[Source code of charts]
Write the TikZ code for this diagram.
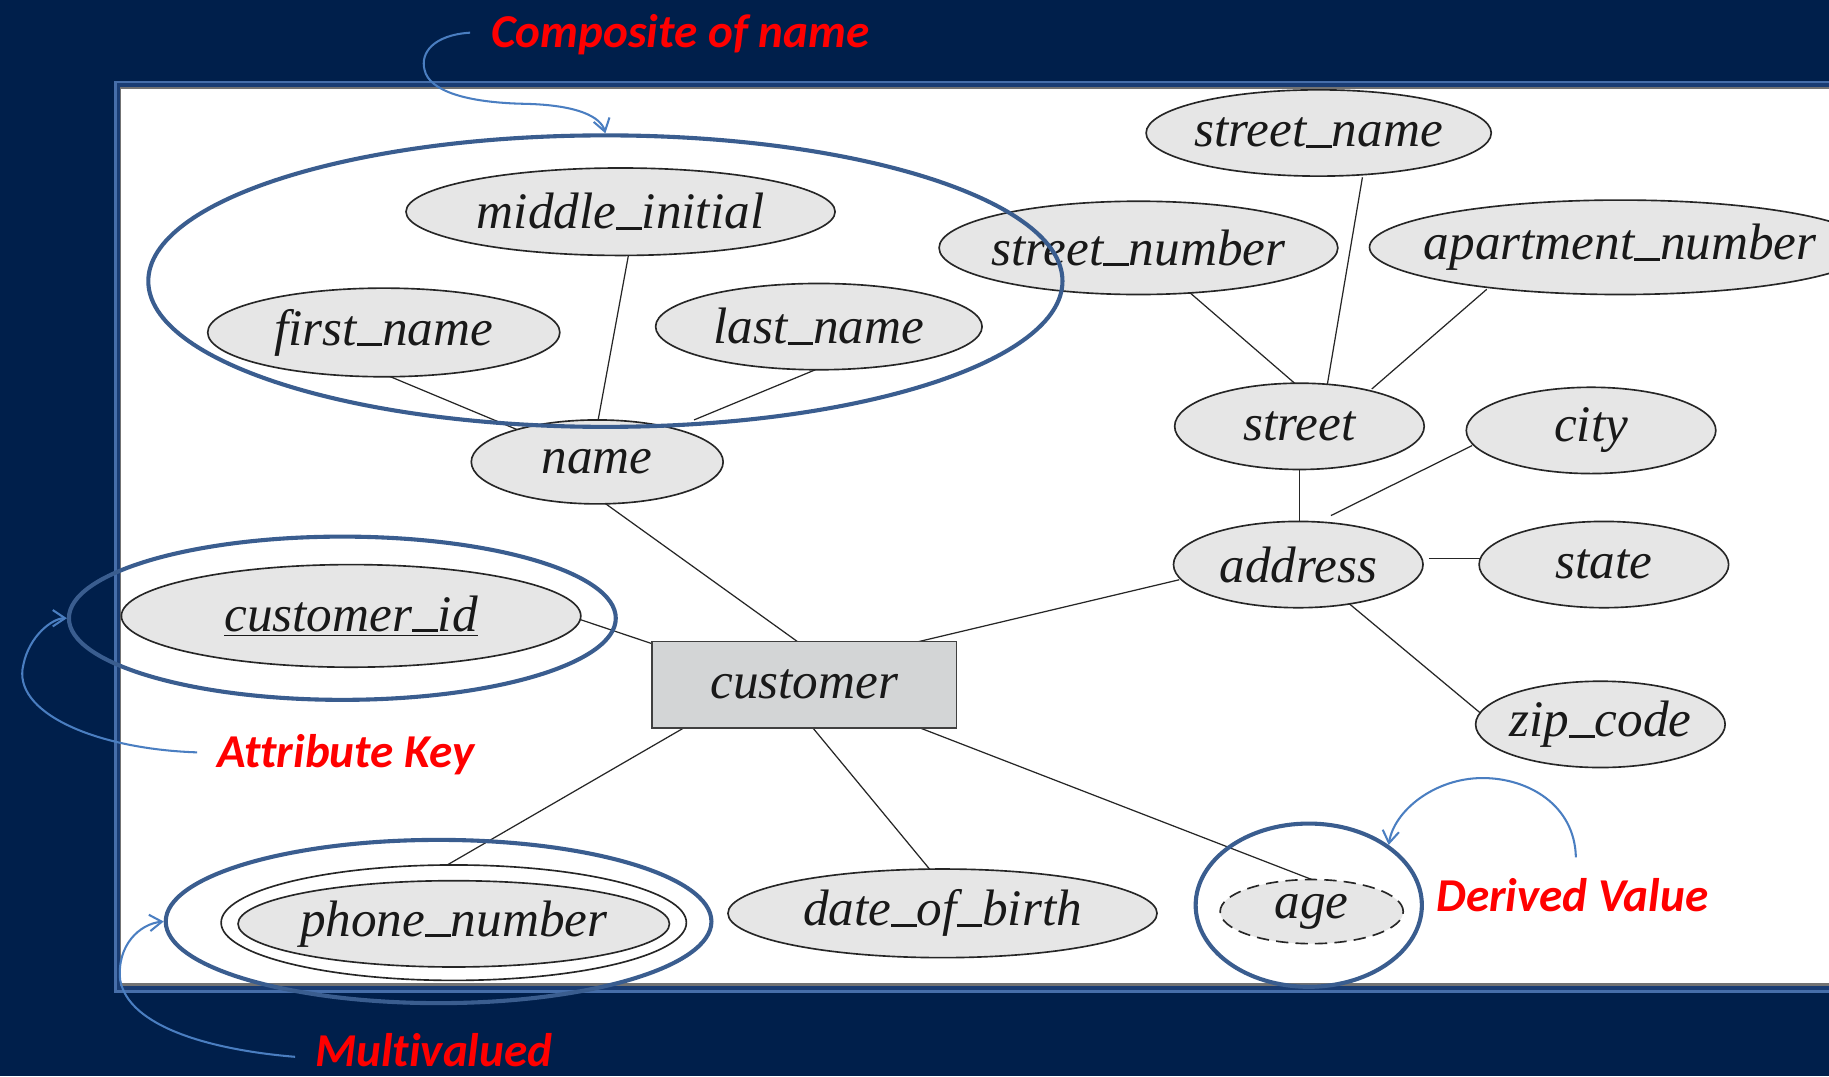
\documentclass[tikz,border=0pt]{standalone}
\usepackage{fontspec}
\setmainfont{Liberation Serif}
\newfontfamily\labfont[Ligatures={NoCommon,NoDiscretionary,NoContextual}]{Carlito}
\usetikzlibrary{shapes.geometric,arrows.meta}
\definecolor{navybg}{HTML}{001F4B}
\definecolor{framelite}{RGB}{70,110,170}
\definecolor{framemid}{RGB}{25,60,115}
\definecolor{ringblue}{RGB}{58,93,143}
\definecolor{annotblue}{RGB}{74,126,193}
\definecolor{attrfill}{HTML}{E6E6E6}
\definecolor{entfill}{HTML}{D3D5D6}
\newcommand{\usc}{\rule[-0.02em]{0.5em}{0.055em}}
\newcommand{\ctext}[1]{\makebox[0pt]{#1}}
\pgfdeclarelayer{back}
\pgfdeclarelayer{bg}
\pgfsetlayers{back,bg,main}
\begin{document}
\begin{tikzpicture}[x=0.02cm, y=-0.02cm,
  attr/.style 2 args={ellipse, draw=black!85, line width=0.8pt, fill=attrfill, inner sep=0pt,
    minimum width={#1*0.04cm}, minimum height={#2*0.04cm}, text=black!90,
    font=\fontsize{25}{30}\selectfont\itshape},
  ent/.style={rectangle, draw=black!75, line width=0.8pt, fill=entfill, inner sep=0pt,
    minimum width=5.22cm, minimum height=1.48cm, text=black!90,
    font=\fontsize{25}{30}\selectfont\itshape},
  conn/.style={draw=black!85, line width=0.6pt},
  ring/.style 2 args={ellipse, draw=ringblue, line width=2pt, inner sep=0pt,
    minimum width={#1*0.04cm}, minimum height={#2*0.04cm}},
  note/.style={text=red, font=\labfont\bfseries\itshape\fontsize{23}{27}\selectfont,
    inner sep=0pt, anchor=base west},
  pointer/.style={draw=annotblue, line width=1pt, -{Straight Barb[length=6pt,width=8pt]}}]
\useasboundingbox (0,0) rectangle (1568,922.45);
\begin{pgfonlayer}{back}
\fill[navybg] (0,0) rectangle (1568,922.45);
\fill[framelite] (97.5,69.5) rectangle (1600,851);
\fill[framemid] (100.5,71.5) rectangle (1600,849);
\fill[black!55] (103,75) rectangle (1600,845.5);
\fill[white] (104,76.5) rectangle (1600,843);
\end{pgfonlayer}

% attributes
\node[attr={184}{37.5}] (mi) at (532,181.5) {\ctext{middle\usc initial}};
\node[attr={151}{38}] (fn) at (329,285) {\ctext{first\usc name}};
\node[attr={140}{37}] (ln) at (702,280) {\ctext{last\usc name}};
\node[attr={108}{36}] (nm) at (512,396) {\ctext{name}};
\node[attr={148}{37}] (sn) at (1130.5,114) {\ctext{street\usc name}};
\node[attr={171}{40}] (snum) at (976,212.5) {\ctext{street\usc number}};
\node[attr={215}{40.5}] (apt) at (1389,212) {\ctext{apartment\usc number}};
\node[attr={107}{37}] (st) at (1114,365.5) {\ctext{street}};
\node[attr={107}{37}] (city) at (1364,369) {\ctext{city}};
\node[attr={107}{37}] (addr) at (1113,484) {\ctext{address}};
\node[attr={107}{37}] (state) at (1375,484) {\ctext{state}};
\node[attr={107}{37}] (zip) at (1372,621) {\ctext{zip\usc code}};
\node[ent] (cust) at (689.5,587) {customer};
\node[attr={197}{44}] (cid) at (301,528) {\ctext{\underline{customer\usc id}}};
\node[attr={199.5}{49.5}, fill=white] (phone) at (389,791) {};
\node[attr={185}{37}] (phonein) at (389,792) {\ctext{phone\usc number}};
\node[attr={184}{38}] (dob) at (808,783) {\ctext{date\usc of\usc birth}};
\node[attr={78.5}{27.5}, dash pattern=on 6pt off 3.5pt] (age) at (1124.5,781.5) {\ctext{age}};

% connectors
\begin{pgfonlayer}{bg}
\draw[conn] ([shift={(1,36)}]fn.center) -- ([shift={(-67,-27)}]nm.center);
\draw[conn] ([shift={(7,36)}]mi.center) -- ([shift={(0.6,-35)}]nm.center);
\draw[conn] ([shift={(-3,37)}]ln.center) -- ([shift={(83,-36)}]nm.center);
\draw[conn] ([shift={(6,35)}]nm.center) -- ([shift={(-4.5,-36)}]cust.center);
\draw[conn] ([shift={(196,3)}]cid.center) -- ([shift={(-130,-35)}]cust.center);
\draw[conn] ([shift={(-101.5,36)}]cust.center) -- ([shift={(-6.4,-49)}]phone.center);
\draw[conn] ([shift={(6.5,36)}]cust.center) -- ([shift={(-9.5,-36)}]dob.center);
\draw[conn] ([shift={(96.5,36)}]cust.center) -- ([shift={(4,-26)}]age.center);
\draw[conn] ([shift={(94,-36)}]cust.center) -- ([shift={(-102,13)}]addr.center);
\draw[conn] (st.south) -- (st.south |- addr.north);
\draw[conn] ([shift={(28,-42)}]addr.center) -- ([shift={(-102,13)}]city.center);
\draw[conn] ([shift={(112,-5)}]addr.center) -- ([shift={(-106,-5)}]state.center);
\draw[conn] ([shift={(43,33)}]addr.center) -- ([shift={(-102,-9)}]zip.center);
\draw[conn] ([shift={(43.6,38)}]snum.center) -- ([shift={(-3,-36)}]st.center);
\draw[conn] ([shift={(37.5,38)}]sn.center) -- ([shift={(23.6,-34)}]st.center);
\draw[conn] ([shift={(-114.4,36)}]apt.center) -- ([shift={(62,-32)}]st.center);
\end{pgfonlayer}

% highlight rings
\node[ring={392}{125}] (ringA) at (519,241) {};
\node[ring={234.5}{70}] (ringB) at (293.5,530) {};
\node[ring={234}{70}] (ringC) at (376,790) {};
\node[ring={97}{70}] (ringD) at (1122,776) {};

% notes
\node[note] (labComp) at (421,41) {Composite of name};
\node[note] (labKey) at (186,658) {Attribute Key};
\node[note] (labDer) at (1231,781) {Derived Value};
\node[note] (labMulti) at (270,914) {Multivalued};

\draw[pointer] ([shift={(-18,-13)}]labComp.base west) .. controls (372,30) and (360,45) .. (364,60)
  .. controls (368,78) and (400,88) .. (450,89) .. controls (495,90) and (515,100) .. (ringA.north);
\draw[pointer] ([shift={(-17,-13)}]labKey.base west) .. controls (80,642) and (10,610) .. (20,570)
  .. controls (25,545) and (45,530) .. (ringB.west);
\draw[pointer] ([shift={(-17,-8)}]labMulti.base west) .. controls (180,900) and (110,880) .. (103,840)
  .. controls (100,810) and (120,792) .. (ringC.west);
\draw[pointer] ([shift={(120,-46)}]labDer.base west) .. controls (1350,690) and (1310,667) .. (1271,667)
  .. controls (1230,667) and (1195,695) .. (ringD.37);
\end{tikzpicture}
\end{document}
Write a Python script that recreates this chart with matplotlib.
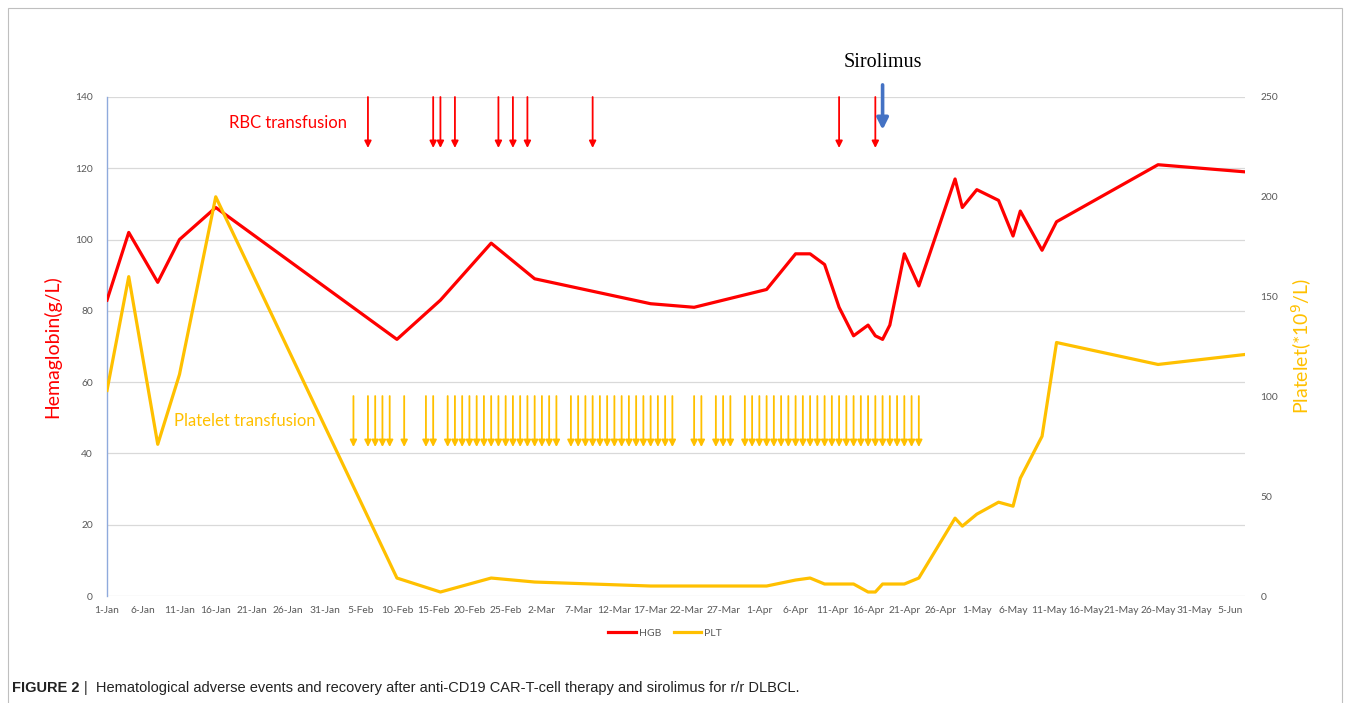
import matplotlib
matplotlib.use('Agg')  # no display in the sandbox
import matplotlib.pyplot as plt
import matplotlib.dates as mdates
import pandas as pd
from matplotlib.lines import Line2D
from matplotlib.patches import Rectangle

YEAR = 2021  # non-leap year: 25-Feb -> 2-Mar is a 5-day step

# measurement dates with haemoglobin (g/L) and platelet (*10^9/L) values
dates = ['1-Jan', '4-Jan', '8-Jan', '11-Jan', '16-Jan', '10-Feb', '16-Feb', '23-Feb',
         '1-Mar', '17-Mar', '23-Mar', '2-Apr', '6-Apr', '8-Apr', '10-Apr', '12-Apr',
         '14-Apr', '16-Apr', '17-Apr', '18-Apr', '19-Apr', '21-Apr', '23-Apr', '28-Apr',
         '29-Apr', '1-May', '4-May', '6-May', '7-May', '10-May', '12-May', '26-May', '7-Jun']
hgb = [83, 102, 88, 100, 109, 72, 83, 99,
       89, 82, 81, 86, 96, 96, 93, 81,
       73, 76, 73, 72, 76, 96, 87, 117,
       109, 114, 111, 101, 108, 97, 105, 121, 119]
plt_count = [103, 160, 76, 111, 200, 9, 2, 9,
             7, 5, 5, 5, 8, 9, 6, 6,
             6, 2, 2, 6, 6, 6, 9, 39,
             35, 41, 47, 45, 59, 80, 127, 116, 121]

# transfusion events
rbc_dates = ['6-Feb', '15-Feb', '16-Feb', '18-Feb', '24-Feb', '26-Feb', '28-Feb',
             '9-Mar', '12-Apr', '17-Apr']
platelet_spans = [('4-Feb', '4-Feb'), ('6-Feb', '9-Feb'), ('11-Feb', '11-Feb'),
                  ('14-Feb', '15-Feb'), ('17-Feb', '4-Mar'), ('6-Mar', '20-Mar'),
                  ('23-Mar', '24-Mar'), ('26-Mar', '28-Mar'), ('30-Mar', '23-Apr')]
sirolimus_date = '18-Apr'

hgb_ticks = list(range(0, 141, 20))
plt_ticks = list(range(0, 251, 50))


def to_date(s):
    return pd.to_datetime(f'{s}-{YEAR}', format='%d-%b-%Y')


x = [to_date(d) for d in dates]
rbc_x = [to_date(d) for d in rbc_dates]
platelet_x = []
for start, end in platelet_spans:
    platelet_x += list(pd.date_range(to_date(start), to_date(end), freq='D'))
siro_x = to_date(sirolimus_date)

RED = '#FF0000'
GOLD = '#FFC000'
BLUE = '#4472C4'
GREY = '#595959'
CAL = 'Lato'  # closest to Calibri

fig = plt.figure(figsize=(13.5, 7.03), dpi=100)
ax = fig.add_axes([107 / 1350, 1 - 596 / 703, (1245 - 107) / 1350, (596 - 97) / 703])
ax2 = ax.twinx()

ax.plot(x, hgb, color=RED, lw=2.3, label='HGB', zorder=3)
ax2.plot(x, plt_count, color=GOLD, lw=2.3, label='PLT', zorder=3)

ax.set_xlim(to_date('1-Jan'), to_date('7-Jun'))
ax.set_ylim(0, 140)
ax2.set_ylim(0, 250)
ax.set_yticks(hgb_ticks)
ax2.set_yticks(plt_ticks)

ticks = pd.date_range(to_date('1-Jan'), to_date('5-Jun'), freq='5D')
ax.set_xticks(ticks)
ax.xaxis.set_major_formatter(mdates.DateFormatter('%-d-%b'))

for a in (ax, ax2):
    a.tick_params(length=0, labelsize=7.4, labelcolor=GREY)
    for lab in a.get_xticklabels() + a.get_yticklabels():
        lab.set_family(CAL)
    for s in ('top', 'right', 'left', 'bottom'):
        a.spines[s].set_visible(False)
ax.tick_params(axis='y', pad=10)
ax2.tick_params(axis='y', pad=11)
ax.tick_params(axis='x', pad=7)

ax.yaxis.grid(True, color='#D9D9D9', lw=0.9)
ax.set_axisbelow(True)
ax.spines['left'].set_visible(True)
ax.spines['left'].set_color('#8FAADC')
ax.spines['left'].set_linewidth(1.0)

ax.set_ylabel('Hemaglobin(g/L)', color=RED, fontsize=14, family=CAL, labelpad=10)
ax2.set_ylabel('Platelet(*10$^{9}$/L)', color=GOLD, fontsize=14, family=CAL, labelpad=8)

# transfusion arrows
arrow_kw = dict(arrowstyle='-|>', lw=1.3, mutation_scale=10, shrinkA=0, shrinkB=0)
for d in rbc_x:
    ax.annotate('', xy=(d, 125.7), xytext=(d, 140), annotation_clip=False,
                arrowprops=dict(color=RED, **arrow_kw))
for d in platelet_x:
    ax.annotate('', xy=(d, 41.8), xytext=(d, 56.1), annotation_clip=False,
                arrowprops=dict(color=GOLD, **arrow_kw))
ax.annotate('', xy=(siro_x, 130.8), xytext=(siro_x, 143.4), annotation_clip=False,
            arrowprops=dict(arrowstyle='-|>', color=BLUE, lw=2.6, mutation_scale=17,
                            shrinkA=0, shrinkB=0))

ax.text(to_date('26-Jan'), 132.7, 'RBC transfusion', color=RED, fontsize=12,
        family=CAL, ha='center', va='center')
ax.text(to_date('20-Jan'), 49.1, 'Platelet transfusion', color=GOLD, fontsize=12,
        family=CAL, ha='center', va='center')
ax.text(siro_x, 149.6, 'Sirolimus', color='black', fontsize=14.5,
        family='Liberation Serif', ha='center', va='center', clip_on=False)

handles = [Line2D([], [], color=RED, lw=2.3), Line2D([], [], color=GOLD, lw=2.3)]
leg = fig.legend(handles, ['HGB', 'PLT'], loc='center', ncol=2, frameon=False,
                 bbox_to_anchor=(665 / 1350, 1 - 633 / 703), handlelength=2.6,
                 columnspacing=1.2, handletextpad=0.3,
                 prop={'family': CAL, 'size': 7.5})
for t in leg.get_texts():
    t.set_color(GREY)

# outer frame
fig.patches.append(Rectangle((8 / 1350, -0.05), 1334 / 1350, 1.05 - 8 / 703,
                             transform=fig.transFigure, fill=False,
                             edgecolor='#BFBFBF', lw=0.8))

# caption
cap_font = ['Liberation Sans Narrow', 'Liberation Sans']
t1 = fig.text(12 / 1350, 1 - 688 / 703, 'FIGURE 2', fontsize=10.5, fontweight='bold',
              family=cap_font, va='center', color='#222222')
renderer = fig.canvas.get_renderer()
bb = t1.get_window_extent(renderer)
fig.text((bb.x1 + 4) / 1350, 1 - 688 / 703,
         '|  Hematological adverse events and recovery after anti-CD19 CAR-T-cell '
         'therapy and sirolimus for r/r DLBCL.',
         fontsize=10.5, family=cap_font, va='center', color='#222222')

fig.savefig('out.png', dpi=100, facecolor='white')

**Task:** Copy the part that starts at the line with "Write a Python" and finishes at the line with "YEAR = 2021", both included, and nothing more. Pictures are left out.

**Solution:**
Write a Python script that recreates this chart with matplotlib.
import matplotlib
matplotlib.use('Agg')  # no display in the sandbox
import matplotlib.pyplot as plt
import matplotlib.dates as mdates
import pandas as pd
from matplotlib.lines import Line2D
from matplotlib.patches import Rectangle

YEAR = 2021  # non-leap year: 25-Feb -> 2-Mar is a 5-day step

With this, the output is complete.